Write out each line word for word. Drop pictures.

§

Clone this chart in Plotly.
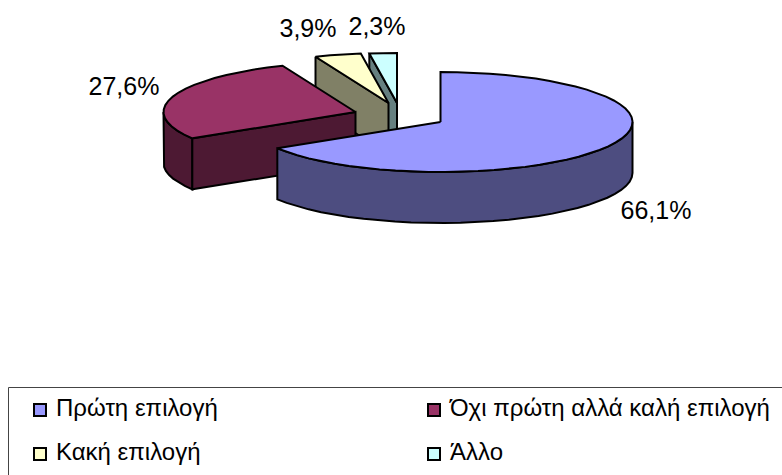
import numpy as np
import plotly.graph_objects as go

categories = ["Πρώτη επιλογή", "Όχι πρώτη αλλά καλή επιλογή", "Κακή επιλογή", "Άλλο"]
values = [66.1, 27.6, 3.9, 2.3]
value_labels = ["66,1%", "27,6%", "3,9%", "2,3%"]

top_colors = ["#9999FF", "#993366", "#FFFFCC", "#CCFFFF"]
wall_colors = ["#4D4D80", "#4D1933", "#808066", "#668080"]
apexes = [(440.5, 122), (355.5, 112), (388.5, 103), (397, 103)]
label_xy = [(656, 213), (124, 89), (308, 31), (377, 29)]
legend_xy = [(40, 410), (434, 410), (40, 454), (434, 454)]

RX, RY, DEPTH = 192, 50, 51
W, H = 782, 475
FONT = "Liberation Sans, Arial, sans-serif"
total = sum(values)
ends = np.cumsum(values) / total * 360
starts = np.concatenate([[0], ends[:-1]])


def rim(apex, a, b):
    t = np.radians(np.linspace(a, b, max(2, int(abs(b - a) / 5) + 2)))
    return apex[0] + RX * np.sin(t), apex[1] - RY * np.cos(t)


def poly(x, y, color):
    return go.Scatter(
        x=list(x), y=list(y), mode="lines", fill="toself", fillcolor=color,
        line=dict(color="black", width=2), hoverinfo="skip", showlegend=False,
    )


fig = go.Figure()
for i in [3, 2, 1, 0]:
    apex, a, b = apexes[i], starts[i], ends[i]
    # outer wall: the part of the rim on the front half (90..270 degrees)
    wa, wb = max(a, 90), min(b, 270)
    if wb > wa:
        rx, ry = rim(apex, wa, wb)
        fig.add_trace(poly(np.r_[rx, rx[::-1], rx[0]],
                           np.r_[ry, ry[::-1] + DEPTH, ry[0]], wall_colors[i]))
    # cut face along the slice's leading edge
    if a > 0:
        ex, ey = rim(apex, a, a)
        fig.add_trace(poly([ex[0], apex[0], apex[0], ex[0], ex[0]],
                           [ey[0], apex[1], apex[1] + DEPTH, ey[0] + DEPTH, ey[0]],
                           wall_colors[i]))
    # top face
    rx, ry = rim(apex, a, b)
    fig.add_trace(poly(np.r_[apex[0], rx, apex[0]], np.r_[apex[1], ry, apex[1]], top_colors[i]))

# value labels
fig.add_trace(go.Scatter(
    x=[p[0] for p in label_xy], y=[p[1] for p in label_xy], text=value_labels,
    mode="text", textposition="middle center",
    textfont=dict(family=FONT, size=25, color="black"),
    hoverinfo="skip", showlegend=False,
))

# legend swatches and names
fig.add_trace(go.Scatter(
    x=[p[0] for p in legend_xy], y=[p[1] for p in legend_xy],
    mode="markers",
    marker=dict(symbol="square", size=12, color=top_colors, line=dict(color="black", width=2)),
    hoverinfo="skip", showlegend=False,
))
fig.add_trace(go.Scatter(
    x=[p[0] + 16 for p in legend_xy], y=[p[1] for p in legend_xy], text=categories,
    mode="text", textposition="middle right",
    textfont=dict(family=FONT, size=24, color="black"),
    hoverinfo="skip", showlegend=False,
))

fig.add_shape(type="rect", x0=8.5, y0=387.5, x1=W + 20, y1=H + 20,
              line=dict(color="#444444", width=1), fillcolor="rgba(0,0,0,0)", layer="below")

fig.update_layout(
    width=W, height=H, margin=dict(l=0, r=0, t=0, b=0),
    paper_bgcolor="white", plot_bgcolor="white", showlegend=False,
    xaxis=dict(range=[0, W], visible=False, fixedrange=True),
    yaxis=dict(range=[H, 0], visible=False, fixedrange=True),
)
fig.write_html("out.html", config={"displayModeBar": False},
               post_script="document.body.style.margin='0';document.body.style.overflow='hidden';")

§

Response to this task:
Clone this chart in Plotly.
import numpy as np
import plotly.graph_objects as go

categories = ["Πρώτη επιλογή", "Όχι πρώτη αλλά καλή επιλογή", "Κακή επιλογή", "Άλλο"]
values = [66.1, 27.6, 3.9, 2.3]
value_labels = ["66,1%", "27,6%", "3,9%", "2,3%"]

top_colors = ["#9999FF", "#993366", "#FFFFCC", "#CCFFFF"]
wall_colors = ["#4D4D80", "#4D1933", "#808066", "#668080"]
apexes = [(440.5, 122), (355.5, 112), (388.5, 103), (397, 103)]
label_xy = [(656, 213), (124, 89), (308, 31), (377, 29)]
legend_xy = [(40, 410), (434, 410), (40, 454), (434, 454)]

RX, RY, DEPTH = 192, 50, 51
W, H = 782, 475
FONT = "Liberation Sans, Arial, sans-serif"
total = sum(values)
ends = np.cumsum(values) / total * 360
starts = np.concatenate([[0], ends[:-1]])


def rim(apex, a, b):
    t = np.radians(np.linspace(a, b, max(2, int(abs(b - a) / 5) + 2)))
    return apex[0] + RX * np.sin(t), apex[1] - RY * np.cos(t)


def poly(x, y, color):
    return go.Scatter(
        x=list(x), y=list(y), mode="lines", fill="toself", fillcolor=color,
        line=dict(color="black", width=2), hoverinfo="skip", showlegend=False,
    )


fig = go.Figure()
for i in [3, 2, 1, 0]:
    apex, a, b = apexes[i], starts[i], ends[i]
    # outer wall: the part of the rim on the front half (90..270 degrees)
    wa, wb = max(a, 90), min(b, 270)
    if wb > wa:
        rx, ry = rim(apex, wa, wb)
        fig.add_trace(poly(np.r_[rx, rx[::-1], rx[0]],
                           np.r_[ry, ry[::-1] + DEPTH, ry[0]], wall_colors[i]))
    # cut face along the slice's leading edge
    if a > 0:
        ex, ey = rim(apex, a, a)
        fig.add_trace(poly([ex[0], apex[0], apex[0], ex[0], ex[0]],
                           [ey[0], apex[1], apex[1] + DEPTH, ey[0] + DEPTH, ey[0]],
                           wall_colors[i]))
    # top face
    rx, ry = rim(apex, a, b)
    fig.add_trace(poly(np.r_[apex[0], rx, apex[0]], np.r_[apex[1], ry, apex[1]], top_colors[i]))

# value labels
fig.add_trace(go.Scatter(
    x=[p[0] for p in label_xy], y=[p[1] for p in label_xy], text=value_labels,
    mode="text", textposition="middle center",
    textfont=dict(family=FONT, size=25, color="black"),
    hoverinfo="skip", showlegend=False,
))

# legend swatches and names
fig.add_trace(go.Scatter(
    x=[p[0] for p in legend_xy], y=[p[1] for p in legend_xy],
    mode="markers",
    marker=dict(symbol="square", size=12, color=top_colors, line=dict(color="black", width=2)),
    hoverinfo="skip", showlegend=False,
))
fig.add_trace(go.Scatter(
    x=[p[0] + 16 for p in legend_xy], y=[p[1] for p in legend_xy], text=categories,
    mode="text", textposition="middle right",
    textfont=dict(family=FONT, size=24, color="black"),
    hoverinfo="skip", showlegend=False,
))

fig.add_shape(type="rect", x0=8.5, y0=387.5, x1=W + 20, y1=H + 20,
              line=dict(color="#444444", width=1), fillcolor="rgba(0,0,0,0)", layer="below")

fig.update_layout(
    width=W, height=H, margin=dict(l=0, r=0, t=0, b=0),
    paper_bgcolor="white", plot_bgcolor="white", showlegend=False,
    xaxis=dict(range=[0, W], visible=False, fixedrange=True),
    yaxis=dict(range=[H, 0], visible=False, fixedrange=True),
)
fig.write_html("out.html", config={"displayModeBar": False},
               post_script="document.body.style.margin='0';document.body.style.overflow='hidden';")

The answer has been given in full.